Before going in to this, according to the README in juju-core:

Note that the use of --upload-tools forces the instances to run with the same series and architecture of your development system. Currently the only supported architecture that can be deployed is amd64, so you must develop on 64-bit machines.

If you do not have an amd64 machine, or are trying to compile for i386, ARM, etc these steps will likely not work.

Setup Dependencies

The following packages are required to build juju-core:

sudo apt-get install build-essential bzr zip git-core mercurial golang-go

The golang-go package will prompt you about anonymous usage statistics and if you wish to opt-in. Select Yes or No depending on your interest.

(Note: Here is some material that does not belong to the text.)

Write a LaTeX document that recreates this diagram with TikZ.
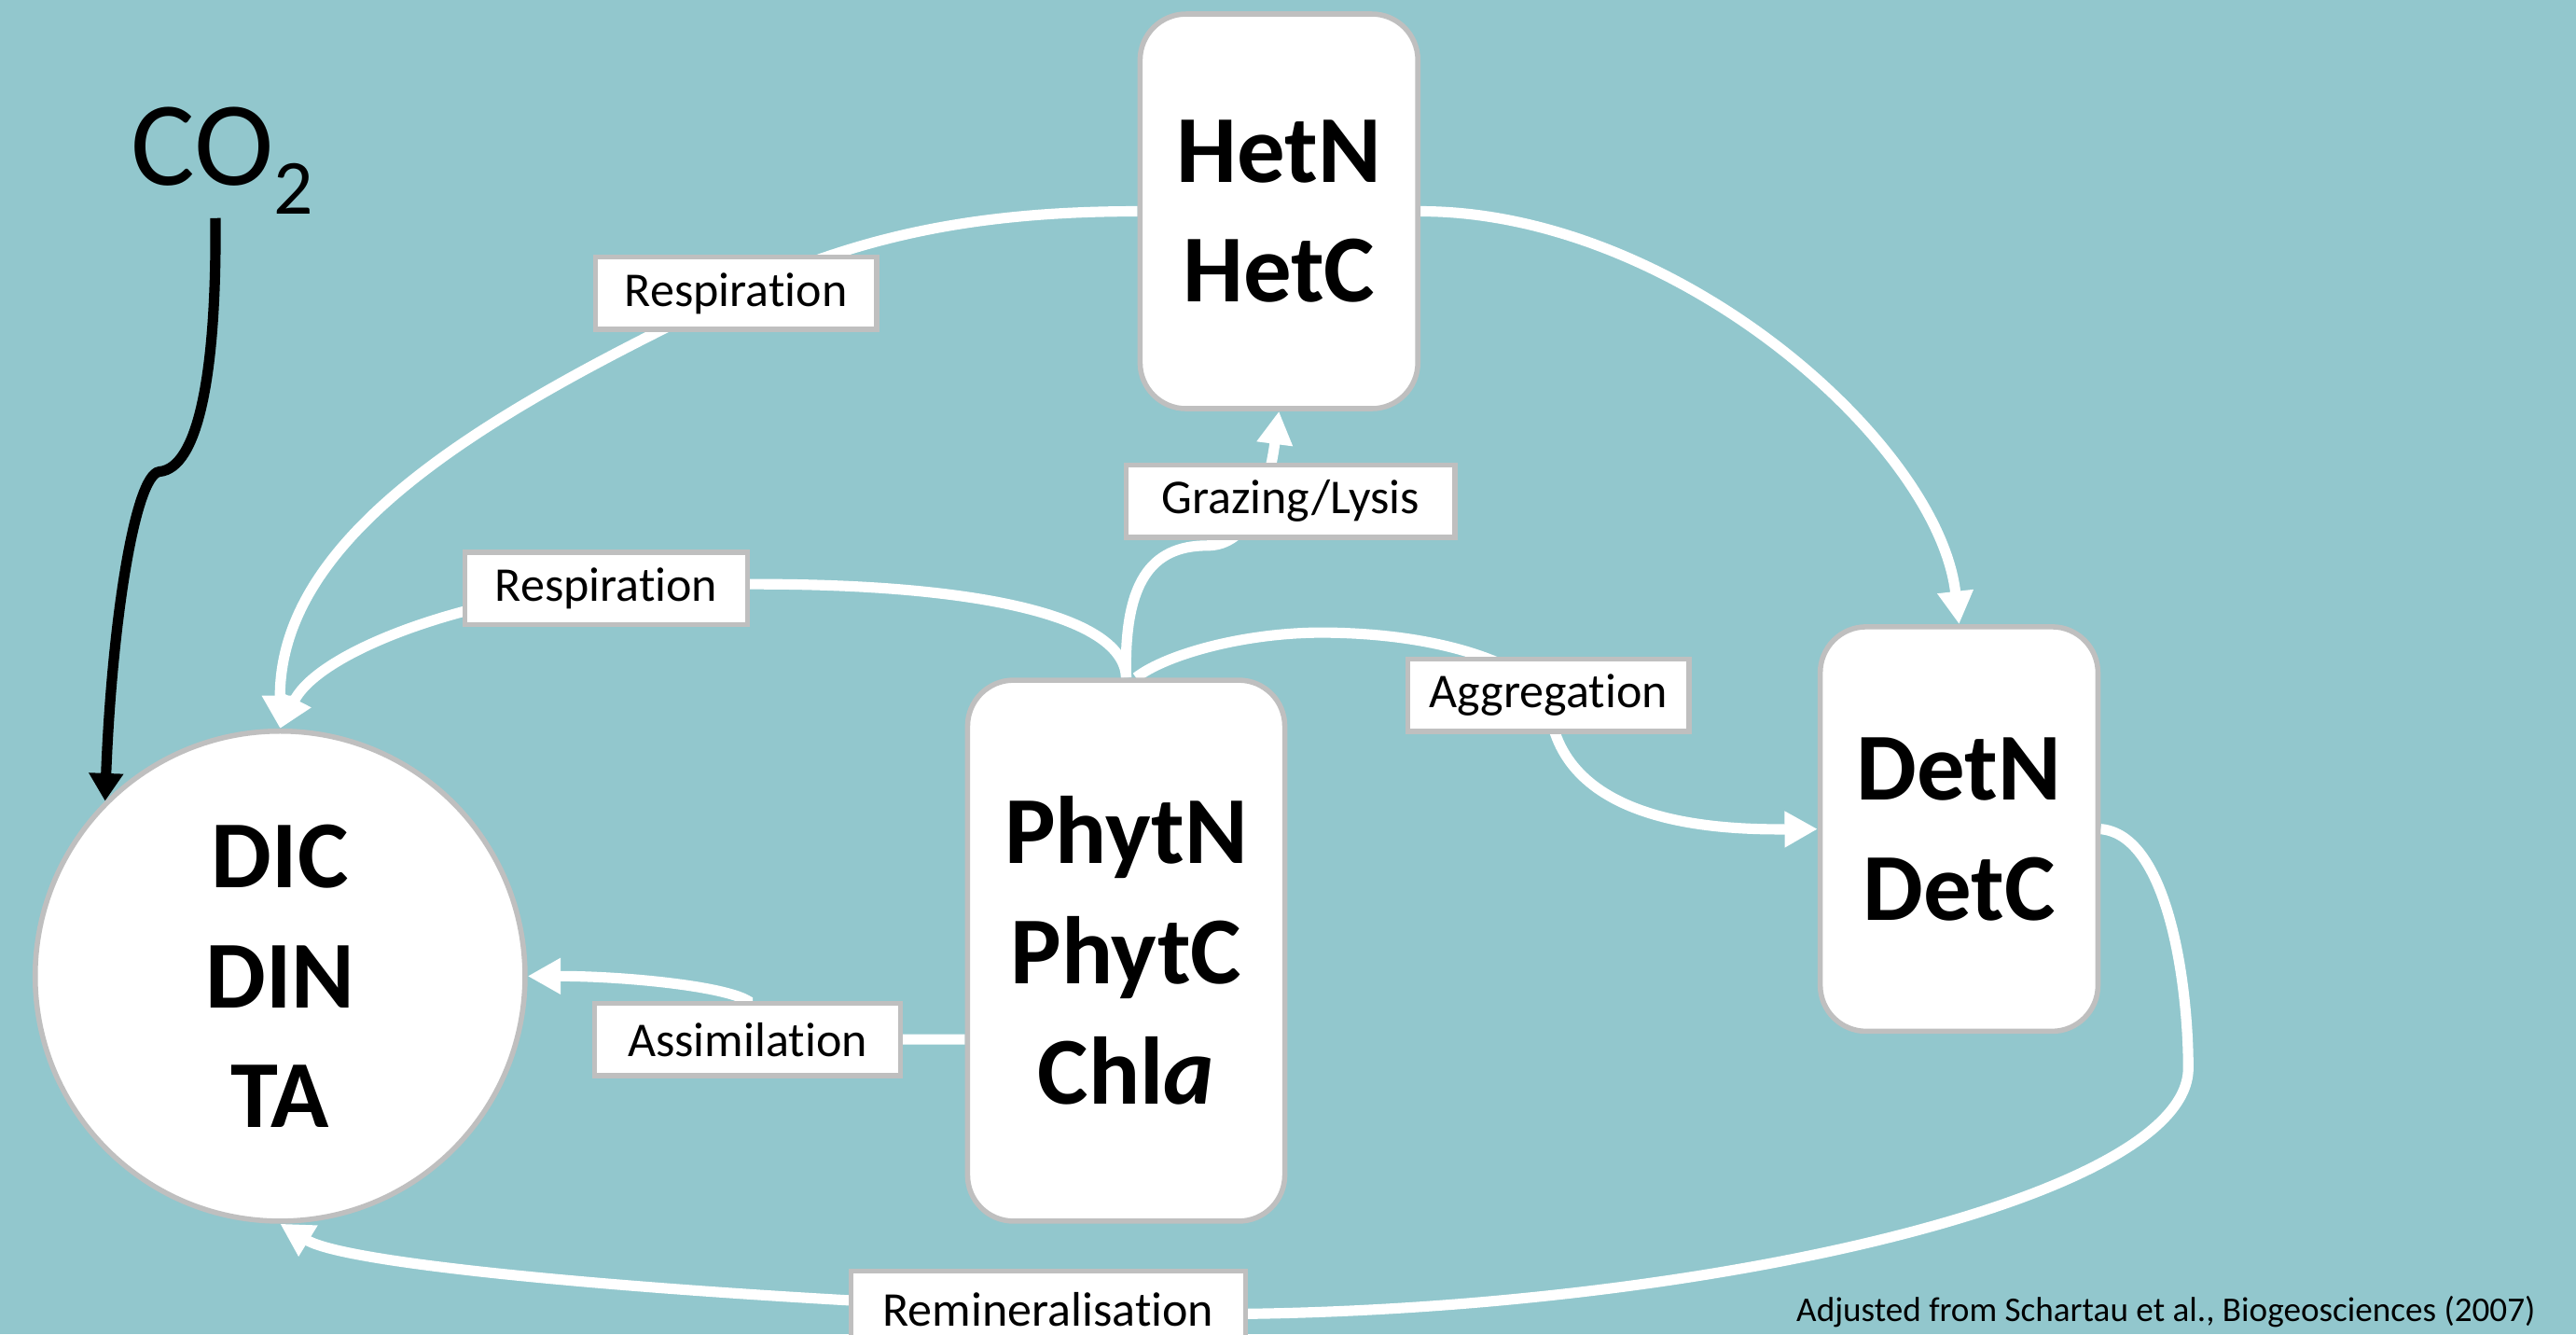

After installation you'll need to create a GOPATH, which is what go will use for downloading and compiling dependencies. You can set this to any directory you choose, for example ~/go. You can read more about gopath with go help gopath

export GOPATH=${HOME}/go
mkdir -p $GOPATH

Then prefix or append GOPATH to your PATH. It's recommended you prefix your PATH as it'll give you your compiled version by default. You'll still be able to access other installed versions of Juju, though you'll have to use an absolute path to access them. If you do not wish to have GOPATH in your path, you can bypass this step.

PATH="$GOPATH/bin:$PATH"

Building & Installing

Once your environment is setup, build juju-core is a relatively straight forward process. You'll first need to get the latest code for juju-core in a manner that go will know what to do with. Simply run the following command to fetch the latest source:

go get -v launchpad.net/juju-core/...

This will have go fetch juju-core and the source of all dependencies. Finally, to build juju-core run:

go install -v launchpad.net/juju-core/...

This should take a few seconds to complete. Once finished you can verify juju compiled properly by running which juju if you prefixed your PATH with GOPATH. If not you can verify it's installed with $GOPATH/bin/juju version which should report the current compiled version of juju-core.

Using

Once juju-core is built and you're able to use it as you like, there are a few caveats to be made aware of. First, whenever you run a bootstrap you'll need to include the --upload-tools flag, otherwise you'll end up having the 'released' version of the juju-core tools installed instead of the newly compiled ones.

juju bootstrap -e <your_environment> --upload-tools

Also, juju-core isn't compatible with previously deployed juju versions less than 0.7 (the python version of juju). You'll need to create new environments.yaml definitions and use different control-bucket keys. If you want to maintain two separate environment files you can do so by specifying a JUJU_HOME environment variable:

export JUJU_HOME=~/.juju-core
mkdir -p $JUJU_HOME
juju init -w

This will create a new boilerplate environments.yaml file in ~/.juju-core/ where you can maintain your juju-core environments separate from previous versions of juju.

Removal

If you wish to remove the compiled version of juju-core you can do so at anytime by running rm -rf $GOPATH. This should return your system back to a state prior to when you had your compiled source version of juju-core.